What’s the Matter with Kids Today? by Tyler Smith
Though it may not immediately seem like it, the key to great horror is relatability. We need to be able to relate to our main characters. We don’t necessarily have to like them, but we do have to understand them and why they do the things they do. They are our stand-ins; the normal people that represent the mentality of the audience.
You can have the most outlandish premise in the world and we will believe it if we have a protagonist who reacts to his circumstances the way we would. His skepticism is ours, and we will thus eventually come to accept the story just as he does.
The problem with this is that there are some horror movies that are so focused on the execution of premise that they forget to sell us on that premise. Perhaps they get wrapped up in symbolism and theme. Maybe they choose to emphasize the visuals and general tone. No matter what the element is, the fact remains that we either don’t believe what’s going on, or we simply don’t care.
Such is the case with Makinov’s Come Out and Play, a mostly-effective thriller about an island of murderous children. Makinov does such a good job of establishing a mood that I was really excited to get further and further into the dread. When a young couple takes a boat to a remote island for a vacation, they discover that there are no adults around; only children. They soon come to find out that the children have killed the adults. No particular reason. They just all woke up one day with the urge to maim and giggle. This story is told by last living parent on the island.

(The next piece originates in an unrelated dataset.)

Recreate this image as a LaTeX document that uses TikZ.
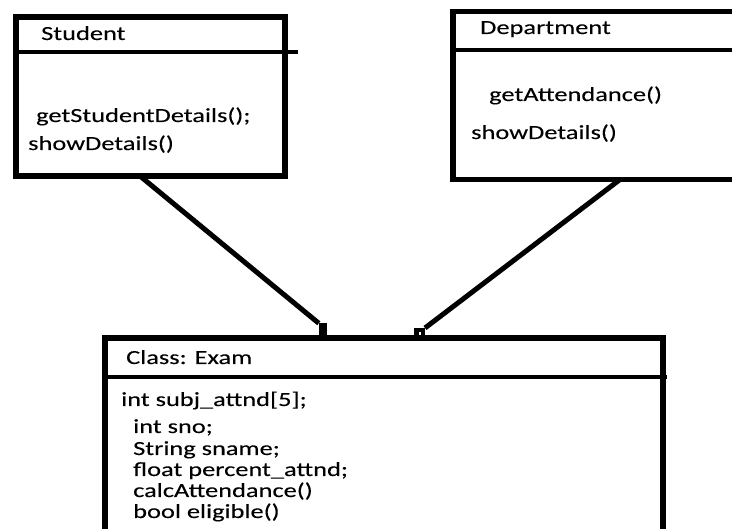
\documentclass[tikz,border=0pt]{standalone}
\usepackage{fontspec}
\setmainfont{Carlito}[FakeStretch=1.32,FakeBold=0.1]
\tikzset{
  classbox/.style={draw, rectangle, line width=5.5pt, anchor=north west, inner sep=0pt, outer sep=0pt},
  member/.style={anchor=base west, inner sep=0pt, font=\fontsize{20}{23}\selectfont},
  divider/.style={line width=4pt},
  link/.style={line width=5pt},
}
\begin{document}
\begin{tikzpicture}[x=1pt,y=-1pt]
      \useasboundingbox (0,0) rectangle (732,529);
      \clip (0,0) rectangle (732,529);
      % class boxes
      \node[classbox, minimum width=269pt, minimum height=159pt] (student) at (16,17) {};
      \node[classbox, minimum width=300pt, minimum height=168pt] (department) at (453,11.5) {};
      \node[classbox, minimum width=558pt, minimum height=220pt] (exam) at (105,338) {};
      \draw[divider] ([yshift=-35pt]student.north west) -- ++(282,0);
      \draw[divider] ([yshift=-38.5pt]department.north west) -- ++(300,0);
      \draw[divider] ([yshift=-39.5pt]exam.north west) -- ++(562,0);
      % members
      \node[member] (student-name) at (41,40) {Student};
      \node[member] (student-op1) at (36,122) {getStudentDetails();};
      \node[member] (student-op2) at (28,150) {showDetails()};
      \node[member] (department-name) at (480,34) {Department};
      \node[member] (department-op1) at (489,101) {getAttendance()};
      \node[member] (department-op2) at (471,139) {showDetails()};
      \node[member] (exam-name) at (126,364) {Class: Exam};
      \node[member] (exam-attr1) at (121,406) {int subj\_attnd[5];};
      \node[member] (exam-attr2) at (133,433) {int sno;};
      \node[member] (exam-attr3) at (133,455) {String sname;};
      \node[member] (exam-attr4) at (133,476) {float percent\_attnd;};
      \node[member] (exam-op1) at (133,497) {calcAttendance()};
      \node[member] (exam-op2) at (133,518) {bool eligible()};
      % associations
      \node[fill, inner sep=0pt, minimum width=8pt, minimum height=13pt] (student-end) at (323,330) {};
      \node[draw, fill=white, line width=4.5pt, inner sep=0pt, minimum width=6.5pt, minimum height=7.5pt] (department-end) at (419.5,334) {};
      \begin{scope}[link]
        \draw ([xshift=-10.5pt]student.south) -- (student-end.north west);
        \draw ([xshift=17pt]department.south) -- (department-end.north east);
      \end{scope}
    \end{tikzpicture}
\end{document}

But, wait a second! Children are small and adults are big. Adults can drive cars and shoot guns. And, considering that it takes two adults to make one child, the grown-ups have numbers on their side, too. How did these kids manage to kill every adult on the island?
“Who could ever hurt a child?”
And with that the movie lost me. An entire island of people are slaughtered because they are squeamish? These children are shown playing with severed heads and we are to believe that at least a handful of adults couldn’t band together and head this off?
I know it seems like a strange objection and it’s clear from the way this information is presented that the inability of the adults to kill their pint-sized tormentors is meant to be poignant. And yet more than anything this revelation caused me to lose sympathy with the adults and, in doing so, lose any engagement I had with the film. After that point, it really just seemed like a series of events that I was watching from a distance, unmoved by the proceedings.
Certainly, there are some fascinating moments, as when a pregnant woman discovers that the child she is carrying is also being affected by this odd strain of fledgling bloodlust. Then there is a glorious moment when one of our protagonists decides he has had enough and starts shooting, stabbing, and smashing. He does everything that we the audience would do, regaining our sympathy in the process. Sadly, this comes very late in the film and, by then, my interest was mostly gone.
Come Out and Play does contain a number of good qualities and is positively bursting with thematic elements. It touches on the modern notion of children’s desensitization to violence, depicting the children as joyous and content while covered in blood. It also toys with the idea of the oppression of childrearing. As our main couple is expecting their first child, we somehow feel as though this island is a physical manifestation of their fear; that this child will ruin their lives and, quite literally, be the death of them. Being a childless husband myself, I sometimes wonder- and shudder- at how different my life will be once I become a father. In many ways, it is as though my previous self will cease to be and I will exist only to serve the needs of this child.
To be sure, this film contains a lot of thought-provoking material. But, in the end, I found myself listless, watching characters I couldn’t connect to do things I didn’t agree with. I recognize that this is fairly par for the course for most horror movies, but Come Out and Play has just enough good qualities as to raise my expectations. So much so that when it becomes very similar to most average thrillers, I was extremely disappointed.